In the dissent’s view, in order to ensure that individuals are making a free and meaningful choice to speak to police, police should provide a caution at the outset of all interviews, not just interviews of suspects or detainees. It cannot be assumed that people interacting with police know that they may remain silent or that what they say can be used in evidence.
Any interview conducted without a caution should be deemed presumptively involuntary, and the presumption should be more difficult to rebut where the individual is a suspect or detained (i.e. where the interviewee’s risk of self-incrimination is heightened). The Crown may rebut this presumption by establishing that interviewees otherwise knew they had a right to remain silent and that anything they said could be used in evidence.
Requiring a caution for all interviews corrects any informational imbalance between the individual and police and allows interviewees to make an informed, meaningful choice as to whether they want to speak to police. It also provides police with a clear, bright-line rule which requires officers to consider the status of the interviewee at various points of time (i.e. uninvolved versus suspect versus detainee). Providing a basic caution at the outset allows authorities to proceed without fear that an interview will yield involuntary and therefore inadmissible statements.
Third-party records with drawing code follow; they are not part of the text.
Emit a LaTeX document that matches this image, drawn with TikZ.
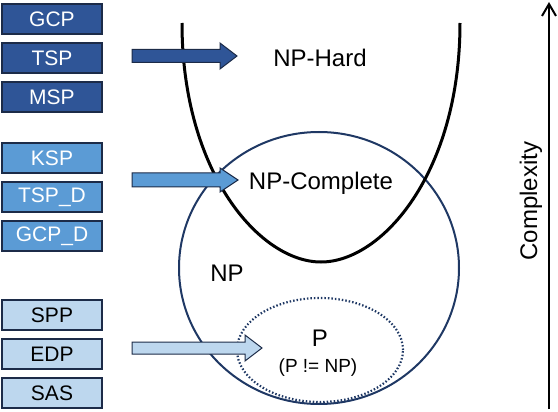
\documentclass[tikz,border=0pt]{standalone}
\usepackage{fontspec}
\setmainfont{Liberation Sans}
\usetikzlibrary{arrows.meta,positioning}
\definecolor{ink}{HTML}{000000}
\definecolor{navy}{HTML}{1F3864}
\definecolor{boxline}{HTML}{1C2B48}
\definecolor{hardblue}{HTML}{2F5597}
\definecolor{compblue}{HTML}{5B9BD5}
\definecolor{polyblue}{HTML}{BDD7EE}
\tikzset{
  probbox/.style={
    rectangle,
    draw=boxline,
    line width=1.5pt,
    minimum width=100pt,
    minimum height=30pt,
    inner sep=0pt,
    font=\fontsize{21}{25}\selectfont
  },
  hard_box/.style={probbox, fill=hardblue, text=white},
  comp_box/.style={probbox, fill=compblue, text=white},
  poly_box/.style={probbox, fill=polyblue, text=ink},
  fatarrow/.style={
    draw=boxline,
    line width=1pt,
    line join=miter
  },
  classlabel/.style={
    font=\fontsize{24}{28}\selectfont,
    text=ink
  },
  smalllabel/.style={
    font=\fontsize{19}{23}\selectfont,
    text=ink
  },
  setline/.style={
    draw=navy,
    line width=2pt
  },
  dotline/.style={
    draw=navy,
    line width=2.2pt,
    dash pattern=on 1.5pt off 2pt
  },
  hardcurve/.style={
    draw=ink,
    line width=3pt
  },
  axisline/.style={
    -{Straight Barb[length=12pt,width=14pt]},
    draw=ink,
    line width=2pt
  }
}

\begin{document}
\begin{tikzpicture}[x=1pt,y=-1pt]

  \useasboundingbox (0,0) rectangle (558,412);

  % ============================================================
  % Problem boxes, left column (three groups)
  % ============================================================
  \node[hard_box] (b_gcp) at (52,19) {GCP};
  \node[hard_box, below=7.5pt of b_gcp] (b_tsp) {TSP};
  \node[hard_box, below=7.5pt of b_tsp] (b_msp) {MSP};

  \node[comp_box] (b_ksp) at (52,158) {KSP};
  \node[comp_box, below=7.5pt of b_ksp] (b_tspd) {TSP\_D};
  \node[comp_box, below=7.5pt of b_tspd] (b_gcpd) {GCP\_D};

  \node[poly_box] (b_spp) at (52,315) {SPP};
  \node[poly_box, below=7.5pt of b_spp] (b_edp) {EDP};
  \node[poly_box, below=7.5pt of b_edp] (b_sas) {SAS};

  % ============================================================
  % Complexity classes
  % ============================================================
  % NP circle and the dotted P region inside it
  \draw[setline] (319,268) ellipse [x radius=140pt, y radius=136pt];
  \draw[dotline] (320,350) ellipse [x radius=83pt, y radius=52pt];

  % NP-hard "U" curve, open at the top
  \draw[hardcurve]
       (182,23) .. controls (182,173) and (260,262) .. (321,262)
                .. controls (382,262) and (460,173) .. (460,23);

  \node[classlabel] (lbl_hard) at (320,58) {NP-Hard};
  \node[classlabel] (lbl_comp) at (321,183) {NP-Complete};
  \node[classlabel] (lbl_np) at (227,273) {NP};
  \node[classlabel] (lbl_p) at (320,338) {P};
  \node[smalllabel] (lbl_pnp) at (318,368) {(P != NP)};

  % ============================================================
  % Block arrows from each group towards its class
  % ============================================================
  \draw[fatarrow, fill=hardblue]
       (132,49.5) -- (220,49.5) -- (220,43) -- (237,56)
       -- (220,69) -- (220,62.5) -- (132,62.5) -- cycle;
  \draw[fatarrow, fill=compblue]
       (132,173) -- (220,173) -- (220,168) -- (238,180)
       -- (220,192) -- (220,187) -- (132,187) -- cycle;
  \draw[fatarrow, fill=polyblue]
       (132,342) -- (245,342) -- (245,335) -- (262,348)
       -- (245,361) -- (245,354) -- (132,354) -- cycle;

  % ============================================================
  % Complexity axis (right side)
  % ============================================================
  \coordinate (ax_bot) at (549,409);
  \coordinate (ax_top) at (549,2);
  \draw[axisline] (ax_bot) -- (ax_top);
  \node[classlabel, rotate=90] (lbl_axis) at (531,201) {Complexity};

\end{tikzpicture}
\end{document}
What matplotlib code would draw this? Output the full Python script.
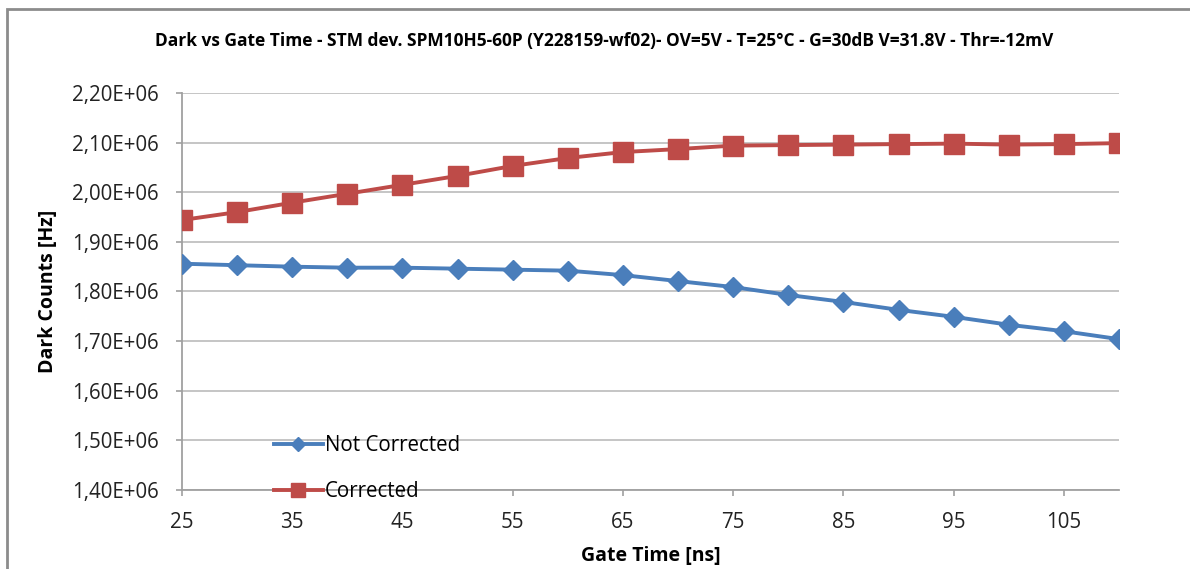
import matplotlib
matplotlib.use("Agg")
import matplotlib.pyplot as plt
from matplotlib.patches import Rectangle
from matplotlib.ticker import FuncFormatter, MultipleLocator

gate_time = [25, 30, 35, 40, 45, 50, 55, 60, 65, 70, 75, 80, 85, 90, 95, 100, 105, 110]
not_corrected = [1.856e6, 1.853e6, 1.850e6, 1.848e6, 1.848e6, 1.846e6, 1.844e6, 1.842e6, 1.833e6,
                 1.821e6, 1.809e6, 1.793e6, 1.779e6, 1.763e6, 1.749e6, 1.733e6, 1.720e6, 1.704e6]
corrected = [1.944e6, 1.960e6, 1.979e6, 1.997e6, 2.015e6, 2.033e6, 2.053e6, 2.069e6, 2.081e6,
             2.087e6, 2.094e6, 2.095e6, 2.096e6, 2.097e6, 2.098e6, 2.096e6, 2.097e6, 2.099e6]
x_ticks = [25, 35, 45, 55, 65, 75, 85, 95, 105]
title = "Dark vs Gate Time - STM dev. SPM10H5-60P (Y228159-wf02)- OV=5V - T=25°C - G=30dB V=31.8V - Thr=-12mV"

plt.rcParams['font.family'] = ['Open Sans', 'DejaVu Sans']

W, H = 1190, 569
fig = plt.figure(figsize=(W / 100, H / 100), dpi=100)
ax = fig.add_axes([182 / W, 1 - 490 / H, (1119 - 182) / W, (490 - 93) / H])

# chart border (cut at right/bottom)
fig.patches.append(Rectangle((7 / W, -0.1), 1.2, 1 - 9 / H + 0.1, transform=fig.transFigure,
                             fill=False, edgecolor='#8c8c8c', linewidth=2.0))

blue = '#4A7EBB'
red = '#BE4B48'
ax.plot(gate_time, not_corrected, color=blue, lw=2.8, marker='D', ms=10,
        markeredgecolor=blue, label='Not Corrected', zorder=3)
ax.plot(gate_time, corrected, color=red, lw=2.8, marker='s', ms=14,
        markeredgecolor=red, label='Corrected', zorder=3)

ax.set_xlim(25, 110)
ax.set_ylim(1.40e6, 2.20e6)
ax.set_xticks(x_ticks)
ax.yaxis.set_major_locator(MultipleLocator(0.1e6))
ax.yaxis.set_major_formatter(FuncFormatter(lambda v, p: ("%.2fE+06" % (v / 1e6)).replace('.', ',')))
ax.grid(axis='y', color='#c0c0c0', lw=1.3)
ax.set_axisbelow(True)
for s in ['top', 'right']:
    ax.spines[s].set_visible(False)
for s in ['left', 'bottom']:
    ax.spines[s].set_color('#a0a0a0')
    ax.spines[s].set_linewidth(1.3)
ax.tick_params(axis='both', colors='#a0a0a0', labelcolor='#222222', labelsize=14.8, length=4.5, width=1.2)
ax.tick_params(axis='x', pad=11)
ax.tick_params(axis='y', pad=12)

ax.set_xlabel('Gate Time [ns]', fontsize=14, fontweight='bold', labelpad=10)
ax.set_ylabel('Dark Counts [Hz]', fontsize=14, fontweight='bold', labelpad=10)
fig.text(604 / W, 1 - 41 / H, title, ha='center', va='center', fontsize=12.5, fontweight='bold')

leg = ax.legend(loc='upper left', bbox_to_anchor=(0.078, 0.185), frameon=False, fontsize=14.8,
                handlelength=2.4, handletextpad=0.1, labelspacing=1.2, markerscale=0.7)

fig.savefig('out.png', dpi=100, facecolor='white')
As to the application to the facts of this case, the dissent concluded that Mr. Tessier’s statements were not voluntary. He was not provided a caution. The police initiated contact with Mr. Tessier to secure information about a homicide investigation. He was subjected to pointed, adversarial questioning as a suspect. A caution was required in the circumstances and the Crown failed to adduce any compelling evidence demonstrating that Mr. Tessier was aware of his right to remain silent or in a position to make a meaningful choice about whether or not to speak to police.